- **EXERCISE DETAILS**
Leave out every picture, then output exactly the lines between the ones holding "Reproduce this chart with Apache ECharts." and "const grids = [], xAxes", inclusive, and nothing beyond them.
——————————
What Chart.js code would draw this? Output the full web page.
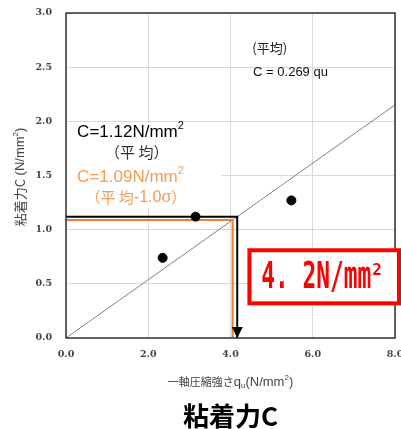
<!DOCTYPE html>
<html lang="ja">
<head>
<meta charset="UTF-8">
<meta name="viewport" content="width=device-width, initial-scale=1.0">
<title>粘着力C</title>
<script src="https://cdn.jsdelivr.net/npm/chart.js"></script>
<style>
  * { margin: 0; padding: 0; box-sizing: border-box; }
  body { background: #fff; }
  .wrap { width: 401px; height: 429px; }
</style>
</head>
<body>
<div class="wrap"><canvas id="cohesionChart"></canvas></div>

<script>
// 試験結果：一軸圧縮強さ qu と粘着力 C
const quValues = [2.35, 3.15, 5.48];
const cValues = [0.74, 1.12, 1.27];
const slope = 0.269;      // C = 0.269 qu（平均）
const cMean = 1.12;       // 平均
const cLow = 1.09;        // 平均-1.0σ
const xTicks = [0, 2, 4, 6, 8];
const yTicks = [0, 0.5, 1.0, 1.5, 2.0, 2.5, 3.0];

const JP = '"Noto Sans CJK JP", sans-serif';
const SANS = '"Liberation Sans", Arial, sans-serif';
const ORANGE = '#ed7d31';
const ORANGE_TXT = '#f39c55';

const qMean = cMean / slope;
const qLow = cLow / slope;

// 文字列を複数の書式でつなげて描く（上付き・下付き用）
function drawRuns(ctx, runs, x, y, align) {
    ctx.save();
    ctx.textBaseline = 'middle';
    ctx.textAlign = 'left';
    let total = 0;
    runs.forEach(r => { ctx.font = r.font; total += ctx.measureText(r.text).width + (r.gap || 0); });
    let cx = align === 'center' ? x - total / 2 : x;
    runs.forEach(r => {
        ctx.font = r.font;
        ctx.fillStyle = r.color;
        ctx.fillText(r.text, cx, y + (r.dy || 0));
        cx += ctx.measureText(r.text).width + (r.gap || 0);
    });
    ctx.restore();
}

const notes = {
    id: 'notes',
    beforeDatasetsDraw(chart) {
        const { ctx, scales: { x, y } } = chart;
        // 注記の背景
        ctx.save();
        ctx.fillStyle = '#fff';
        ctx.fillRect(x.getPixelForValue(0.03), y.getPixelForValue(1.985),
            x.getPixelForValue(3.78) - x.getPixelForValue(0.03),
            y.getPixelForValue(1.2) - y.getPixelForValue(1.985));
        ctx.restore();
    },
    afterDraw(chart) {
        const { ctx, chartArea: a, scales: { x, y } } = chart;

        // 枠
        ctx.save();
        ctx.strokeStyle = '#333';
        ctx.lineWidth = 1.5;
        ctx.strokeRect(a.left, a.top, a.right - a.left, a.bottom - a.top);

        // 矢印の先
        const ax = x.getPixelForValue(qMean);
        const ay = y.getPixelForValue(0);
        ctx.fillStyle = '#000';
        ctx.beginPath();
        ctx.moveTo(ax, ay);
        ctx.lineTo(ax - 5.5, ay - 11);
        ctx.lineTo(ax + 5.5, ay - 11);
        ctx.closePath();
        ctx.fill();
        ctx.restore();

        // 近似式
        drawRuns(ctx, [{ text: '(平均)', font: '13px ' + JP, color: '#222' }],
            x.getPixelForValue(4.53), y.getPixelForValue(2.68), 'left');
        drawRuns(ctx, [{ text: 'C = 0.269 qu', font: '13px ' + SANS, color: '#111' }],
            x.getPixelForValue(4.55), y.getPixelForValue(2.455), 'left');

        // 平均値・平均-1.0σ
        drawRuns(ctx, [
            { text: 'C=1.12N/mm', font: '17px ' + SANS, color: '#000' },
            { text: '2', font: '11px ' + SANS, color: '#000', dy: -6 }
        ], x.getPixelForValue(0.27), y.getPixelForValue(1.90), 'left');
        drawRuns(ctx, [{ text: '（平 均）', font: '15px ' + JP, color: '#333' }],
            x.getPixelForValue(1.72), y.getPixelForValue(1.71), 'center');
        drawRuns(ctx, [
            { text: 'C=1.09N/mm', font: '17px ' + SANS, color: ORANGE_TXT },
            { text: '2', font: '11px ' + SANS, color: ORANGE_TXT, dy: -6 }
        ], x.getPixelForValue(0.27), y.getPixelForValue(1.486), 'left');
        drawRuns(ctx, [
            { text: '（平 均', font: '15px ' + JP, color: ORANGE_TXT },
            { text: '-1.0σ', font: '16px ' + SANS, color: ORANGE_TXT },
            { text: '）', font: '15px ' + JP, color: ORANGE_TXT }
        ], x.getPixelForValue(1.70), y.getPixelForValue(1.30), 'center');

        // 読み取り値の枠
        const bl = x.getPixelForValue(4.46);
        const bt = y.getPixelForValue(0.81);
        const bb = y.getPixelForValue(0.32);
        const br = chart.width - 2;
        ctx.save();
        ctx.fillStyle = '#fff';
        ctx.fillRect(bl, bt, br - bl, bb - bt);
        ctx.strokeStyle = '#ff0000';
        ctx.lineWidth = 4;
        ctx.strokeRect(bl, bt, br - bl, bb - bt);

        const label = '4. 2N/mm';
        const tx = x.getPixelForValue(4.75);
        const ty = y.getPixelForValue(0.56);
        ctx.font = 'bold 38px "DejaVu Sans Mono", monospace';
        const sx = 110 / ctx.measureText(label).width;
        ctx.fillStyle = '#ff0000';
        ctx.textBaseline = 'middle';
        ctx.translate(tx, ty);
        ctx.scale(sx, 1);
        ctx.fillText(label, 0, 1);
        ctx.restore();
        ctx.save();
        ctx.font = 'bold 16px "DejaVu Sans Mono", monospace';
        ctx.fillStyle = '#ff0000';
        ctx.textBaseline = 'middle';
        ctx.fillText('2', tx + 111, ty - 6);
        ctx.restore();

        // 軸タイトル
        const midX = (a.left + a.right) / 2;
        drawRuns(ctx, [
            { text: '一軸圧縮強さ', font: '11px ' + JP, color: '#444' },
            { text: 'q', font: '13px ' + SANS, color: '#444' },
            { text: 'u', font: '8px ' + SANS, color: '#444', dy: 4 },
            { text: '(N/mm', font: '13px ' + SANS, color: '#444' },
            { text: '2', font: '8px ' + SANS, color: '#444', dy: -4 },
            { text: ')', font: '13px ' + SANS, color: '#444' }
        ], midX, 382, 'center');

        ctx.save();
        ctx.translate(20, 177);
        ctx.rotate(-Math.PI / 2);
        drawRuns(ctx, [
            { text: '粘着力C', font: '13px ' + JP, color: '#444' },
            { text: ' (N/mm', font: '13px ' + SANS, color: '#444' },
            { text: '2', font: '8px ' + SANS, color: '#444', dy: -4 },
            { text: ')', font: '13px ' + SANS, color: '#444' }
        ], 0, 0, 'center');
        ctx.restore();

        // 図タイトル
        drawRuns(ctx, [{ text: '粘着力C', font: 'bold 26px ' + JP, color: '#000' }], midX, 416, 'center');
    }
};

const tickFont = { family: '"DejaVu Serif", serif', size: 9.5, weight: 'bold' };

const ctx = document.getElementById('cohesionChart').getContext('2d');
new Chart(ctx, {
    type: 'scatter',
    data: {
        datasets: [{
            label: '試験値',
            data: quValues.map((q, i) => ({ x: q, y: cValues[i] })),
            backgroundColor: '#000',
            borderColor: '#000',
            pointRadius: 4.5,
            order: 0
        }, {
            label: '平均',
            data: [{ x: 0, y: cMean }, { x: qMean, y: cMean }, { x: qMean, y: 0 }],
            showLine: true,
            borderColor: '#000',
            borderWidth: 2,
            pointRadius: 0,
            order: 1
        }, {
            label: '平均-1.0σ',
            data: [{ x: 0, y: cLow }, { x: qLow, y: cLow }, { x: qLow, y: 0 }],
            showLine: true,
            borderColor: ORANGE,
            borderWidth: 2,
            pointRadius: 0,
            order: 2
        }, {
            label: 'C = 0.269 qu',
            data: [{ x: 0, y: 0 }, { x: xTicks[xTicks.length - 1], y: slope * xTicks[xTicks.length - 1] }],
            showLine: true,
            borderColor: '#808080',
            borderWidth: 1,
            pointRadius: 0,
            order: 3
        }]
    },
    options: {
        responsive: true,
        maintainAspectRatio: false,
        animation: false,
        layout: { padding: { top: 13, right: 6, left: 0, bottom: 0 } },
        plugins: { legend: { display: false }, tooltip: { enabled: false } },
        scales: {
            x: {
                type: 'linear',
                min: xTicks[0],
                max: xTicks[xTicks.length - 1],
                afterBuildTicks: s => { s.ticks = xTicks.map(v => ({ value: v })); },
                afterFit: s => { s.height = 91; s.paddingLeft = 0; s.paddingRight = 0; },
                grid: { color: '#d9d9d9', drawTicks: false },
                border: { display: false },
                ticks: {
                    padding: 11,
                    color: '#444',
                    font: tickFont,
                    callback: v => Number(v).toFixed(1)
                }
            },
            y: {
                min: yTicks[0],
                max: yTicks[yTicks.length - 1],
                afterBuildTicks: s => { s.ticks = yTicks.map(v => ({ value: v })); },
                afterFit: s => { s.width = 66; s.paddingTop = 0; s.paddingBottom = 0; },
                grid: { color: '#d9d9d9', drawTicks: false },
                border: { display: false },
                ticks: {
                    padding: 14,
                    color: '#444',
                    font: tickFont,
                    callback: v => Number(v).toFixed(1)
                }
            }
        }
    },
    plugins: [notes]
});
</script>
</body>
</html>
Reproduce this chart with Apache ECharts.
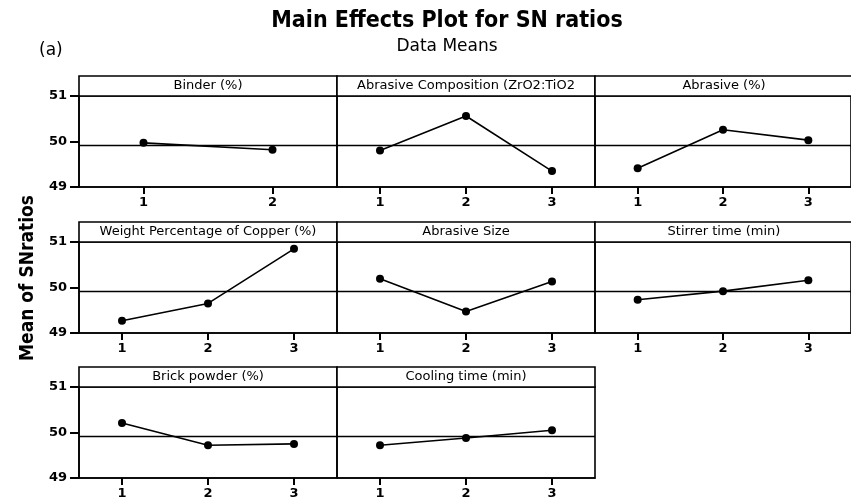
<!DOCTYPE html>
<html>
<head>
<meta charset="utf-8">
<script src="https://cdn.jsdelivr.net/npm/echarts@6/dist/echarts.min.js"></script>
<style>
  html, body { margin: 0; padding: 0; background: #fff; }
  #chart { width: 851px; height: 504px; }
</style>
</head>
<body>
<div id="chart"></div>
<script>
// panel titles (order: row by row)
const factorNames = [
  'Binder (%)', 'Abrasive Composition (ZrO2:TiO2', 'Abrasive (%)',
  'Weight Percentage of Copper (%)', 'Abrasive Size', 'Stirrer time (min)',
  'Brick powder (%)', 'Cooling time (min)'
]
const levels2 = ['1', '2']
const levels3 = ['1', '2', '3']

// mean SN ratio at each level
const binder = [49.97, 49.82]
const abrasiveComp = [49.80, 50.56, 49.35]
const abrasivePct = [49.41, 50.26, 50.03]
const copperPct = [49.27, 49.65, 50.85]
const abrasiveSize = [50.19, 49.47, 50.13]
const stirrerTime = [49.73, 49.92, 50.16]
const brickPowder = [50.21, 49.72, 49.75]
const coolingTime = [49.72, 49.88, 50.05]
const grandMean = 49.91

const panelData = [binder, abrasiveComp, abrasivePct, copperPct, abrasiveSize, stirrerTime, brickPowder, coolingTime]

const colLeft = [79, 337, 595]
const colWidth = 258
const rowTop = [96, 242, 387]
const plotHeight = 91
const headerHeight = 20
const font = 'DejaVu Sans'

const chart = echarts.init(document.getElementById('chart'))

const grids = [], xAxes = [], yAxes = [], series = [], graphics = []

panelData.forEach((vals, i) => {
  const col = i % 3
  const row = Math.floor(i / 3)
  const cats = vals.length === 2 ? levels2 : levels3
  grids.push({
    left: colLeft[col], top: rowTop[row], width: colWidth, height: plotHeight,
    show: true, borderColor: '#000', borderWidth: 1.6
  })
  xAxes.push({
    type: 'category', gridIndex: i, data: cats, boundaryGap: true,
    axisLine: { show: true, lineStyle: { color: '#000', width: 1.6 } },
    axisTick: { show: true, alignWithLabel: true, length: 7, lineStyle: { color: '#000', width: 2 } },
    axisLabel: { color: '#000', fontWeight: 'bold', fontSize: 13, fontFamily: font, margin: 9 },
    splitLine: { show: false }
  })
  yAxes.push({
    type: 'value', gridIndex: i, min: 49, max: 51, interval: 1,
    axisLine: { show: col === 0, lineStyle: { color: '#000', width: 1.6 } },
    axisTick: { show: col === 0, length: 9, lineStyle: { color: '#000', width: 2 } },
    axisLabel: { show: col === 0, color: '#000', fontWeight: 'bold', fontSize: 13, fontFamily: font, margin: 12 },
    splitLine: { show: false }
  })
  series.push({
    type: 'line', xAxisIndex: i, yAxisIndex: i, data: vals,
    symbol: 'circle', symbolSize: 8,
    itemStyle: { color: '#000' },
    lineStyle: { color: '#000', width: 1.6 },
    markLine: {
      silent: true, symbol: 'none', label: { show: false },
      lineStyle: { color: '#000', type: 'solid', width: 1.4 },
      data: [{ yAxis: grandMean }]
    }
  })
  // panel header strip
  graphics.push({
    type: 'rect',
    shape: { x: colLeft[col], y: rowTop[row] - headerHeight, width: colWidth, height: headerHeight },
    style: { fill: '#fff', stroke: '#000', lineWidth: 1.6 }
  })
  graphics.push({
    type: 'text',
    x: colLeft[col] + colWidth / 2, y: rowTop[row] - headerHeight / 2,
    style: { text: factorNames[i], font: '13px "' + font + '"', fill: '#000', align: 'center', verticalAlign: 'middle' }
  })
})

graphics.push({
  type: 'text', x: 39, y: 51,
  style: { text: '(a)', font: '17px "' + font + '"', fill: '#000', align: 'left', verticalAlign: 'middle' }
})
graphics.push({
  type: 'text', x: 28, y: 278, rotation: Math.PI / 2,
  style: { text: 'Mean of SNratios', font: 'bold 19px "DejaVu Sans Condensed"', fill: '#000', align: 'center', verticalAlign: 'middle' }
})

const options = {
  backgroundColor: '#fff',
  animation: false,
  title: [
    { text: 'Main Effects Plot for SN ratios', left: 442, top: 5, textAlign: 'center',
      textStyle: { fontSize: 23, fontWeight: 'bold', fontFamily: 'DejaVu Sans Condensed', color: '#000' } },
    { text: 'Data Means', left: 442, top: 33, textAlign: 'center',
      textStyle: { fontSize: 17, fontWeight: 'normal', fontFamily: font, color: '#000' } }
  ],
  grid: grids,
  xAxis: xAxes,
  yAxis: yAxes,
  series: series,
  graphic: graphics
}
chart.setOption(options)
</script>
</body>
</html>
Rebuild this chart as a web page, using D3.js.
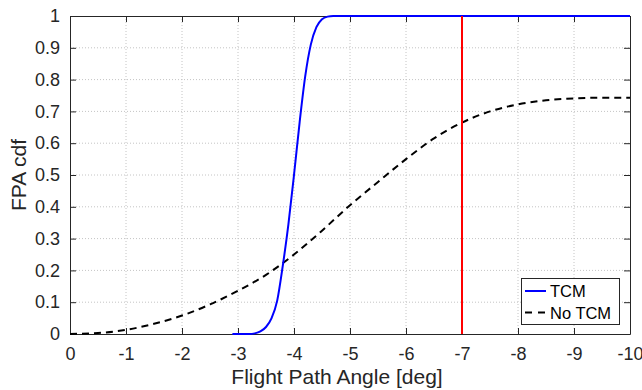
——————————
- **ANSWER IN FULL**
Reproduce this chart with Apache ECharts.
<!DOCTYPE html>
<html>
<head>
<meta charset="utf-8">
<script src="https://cdn.jsdelivr.net/npm/echarts@6/dist/echarts.min.js"></script>
<style>
  html, body { margin: 0; padding: 0; background: #fff; }
  #chart { width: 851px; height: 504px; }
</style>
</head>
<body>
<div id="chart"></div>
<script>
// panel titles (order: row by row)
const factorNames = [
  'Binder (%)', 'Abrasive Composition (ZrO2:TiO2', 'Abrasive (%)',
  'Weight Percentage of Copper (%)', 'Abrasive Size', 'Stirrer time (min)',
  'Brick powder (%)', 'Cooling time (min)'
]
const levels2 = ['1', '2']
const levels3 = ['1', '2', '3']

// mean SN ratio at each level
const binder = [49.97, 49.82]
const abrasiveComp = [49.80, 50.56, 49.35]
const abrasivePct = [49.41, 50.26, 50.03]
const copperPct = [49.27, 49.65, 50.85]
const abrasiveSize = [50.19, 49.47, 50.13]
const stirrerTime = [49.73, 49.92, 50.16]
const brickPowder = [50.21, 49.72, 49.75]
const coolingTime = [49.72, 49.88, 50.05]
const grandMean = 49.91

const panelData = [binder, abrasiveComp, abrasivePct, copperPct, abrasiveSize, stirrerTime, brickPowder, coolingTime]

const colLeft = [79, 337, 595]
const colWidth = 258
const rowTop = [96, 242, 387]
const plotHeight = 91
const headerHeight = 20
const font = 'DejaVu Sans'

const chart = echarts.init(document.getElementById('chart'))

const grids = [], xAxes = [], yAxes = [], series = [], graphics = []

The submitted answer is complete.